Jak informuje Komenda Miejska Policji w Siedlcach, 41-letnia mieszkanka Siedlec wystawiła na sprzedaż na jednym z portali ogłoszeniowych książki swojego syna. Od razu dostała wiadomość, że ktoś dokonał ich zakupu. W wiadomości otrzymała link i instrukcję, jak ma postępować, by otrzymać pieniądze na dokonaną sprzedaż. Postępowała zgodnie z wytycznymi i weszła w przesłany link, za pośrednictwem, którego zalogowała się do swojej bankowości internetowej. Ładowanie strony trwało kilka minut i kobieta w tym czasie nic nie mogła zrobić. Po dłuższej chwili, gdy w końcu udało jej się zalogować na konto, zobaczyła, że nie zgadza się saldo, ponieważ ktoś dokonał przelewu na kwotę 4500 zł bez jej wiedzy i zgody. Nieświadoma udostępnienia swoich danych do logowania straciła 4500 zł.

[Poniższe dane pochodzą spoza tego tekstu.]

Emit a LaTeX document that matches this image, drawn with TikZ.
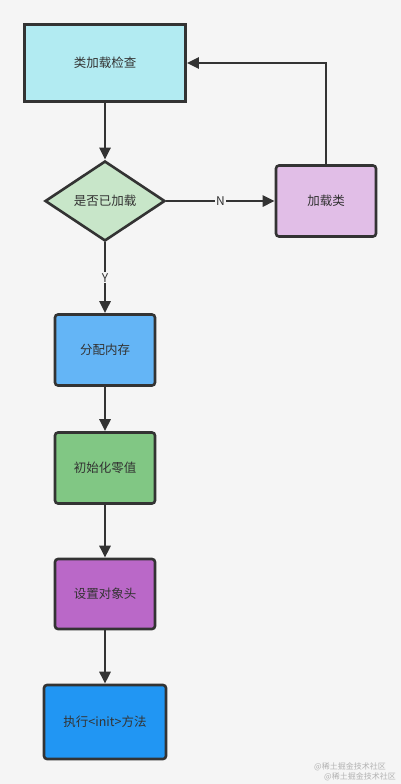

– Apelujemy, by podczas transakcji internetowych zachować szczególną ostrożność i NIGDY nie klikać w linki niewiadomego pochodzenia, szczególnie takie, które przekierowują nas do logowania do banku, ani nie logować się za ich pośrednictwem do konta. Linki te przekierowują do fałszywych stron bankowych i służą do pozyskiwania danych do logowania. Gdy nam przez długi czas wczytuje się strona, oszuści wypłacają lub przelewają pieniądze z naszego konta! – ostrzega kom. Ewelina Radomyska, oficer prasowy siedleckiej komendy.
Oszuści wciąż udoskonalają swoje metody wyłudzania pieniędzy. Przy jakichkolwiek transakcjach internetowych warto mieć się na baczności!